Tesamorelin is a GHRH analog developed and approved for HIV-associated lipodystrophy — specifically, reduction of visceral adipose tissue (VAT). In self-experimenter circles, it's used off-label for general visceral-fat reduction, anti-aging, and sleep effects. Tracking is unusually clean here because there is a published clinical endpoint (VAT change) and a measurable proxy (waist circumference) that correlates well with it.
What it does
Tesamorelin stimulates pulsatile growth hormone release. Downstream, GH and IGF-1 effects include lipolysis of visceral fat depots. Trial data show meaningful VAT reduction over 26 weeks at standard dosing, with effects plateauing if the protocol is discontinued.
Typical protocol shape
- Frequency: daily SC, usually evening or pre-bed
- Dose: trial standard is 2 mg/day
- Duration: meaningful changes appear at 8–12 weeks; full clinical effect by ~26 weeks
- Cycle length: longer than most peptide protocols — months, not weeks
This is a slow peptide. If you're impatient, you'll quit at week 4 and conclude it doesn't work.
What to track daily
- Dose (yes/no, time)
- Sleep quality (1–10)
- Energy on waking
- Subjective recovery
- Joint pain / fluid retention — common with GH-related peptides
- Glucose if you measure (GH can transiently raise glucose)
What to track weekly
- Waist circumference at the navel — the single most useful proxy for VAT in self-experimenters without DEXA access
- Weight (less informative — VAT loss can occur with stable weight)
- Body photos
- Workout performance
What to test in bloodwork
- IGF-1 — the canonical marker that tesamorelin is engaging the GH axis
- Fasting glucose, HbA1c — important
- Lipids
- Liver enzymes if running long
A baseline before week 1 and follow-ups at weeks 8, 16, 24 give you a real dataset.
What "working" looks like
In trial populations, expected change at 26 weeks:
- Meaningful VAT reduction (often ~15–20% from baseline)

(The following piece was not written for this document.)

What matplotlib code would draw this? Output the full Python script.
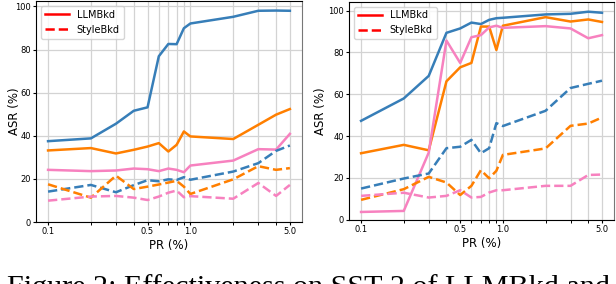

- Modest waist reduction (1–3 cm typical)
- IGF-1 elevation within high-normal range
- Often improved sleep quality and recovery
In a single individual, results vary. What you're looking for: a downtrend in waist circumference over months, paired with an IGF-1 elevation that confirms the protocol is biologically active.
Common mistakes
- Stopping at week 4. This is the most common reason "tesamorelin didn't work" — it was barely getting started.
- Daily weigh-ins instead of weekly waist. Weight is noise for visceral fat; waist is signal.
- No IGF-1 baseline. Without it, an IGF-1 of 240 at week 8 means nothing — was it 240 before?
- Stacking too many things. A clean tesamorelin cycle is one variable. Add cardarine, change diet, and start a new training block, and you'll never know what did what.
A 16-week tracking template
- Week 0: baseline panel + waist + photos.
- Weeks 1–16: daily dose, daily sleep/energy/glucose log, weekly waist + photo.
- Week 8: mid-cycle bloodwork. Note IGF-1, glucose.
- Week 16: end-cycle panel, full photo and waist comparison.
If at week 16 the waist trend is flat and IGF-1 didn't move, the protocol is not working in you — that's real data.
Side-effect notes
- Fluid retention is common in the first month and usually self-resolves
- Joint stiffness in the morning, related to GH effects
- Hyperglycaemia in glucose-sensitive individuals
- Injection site reactions — rotate sites
After the cycle
Tesamorelin effects don't fully persist after stopping. Plan a maintenance protocol before you finish if continuation matters to you — and consult a physician about indefinite-use questions.
Peptide IA is an educational and self-tracking tool. Nothing in this post is medical advice. Doses mentioned reflect what is commonly reported in research literature — they are not recommendations. Always consult a qualified physician before starting, changing, or stopping any protocol.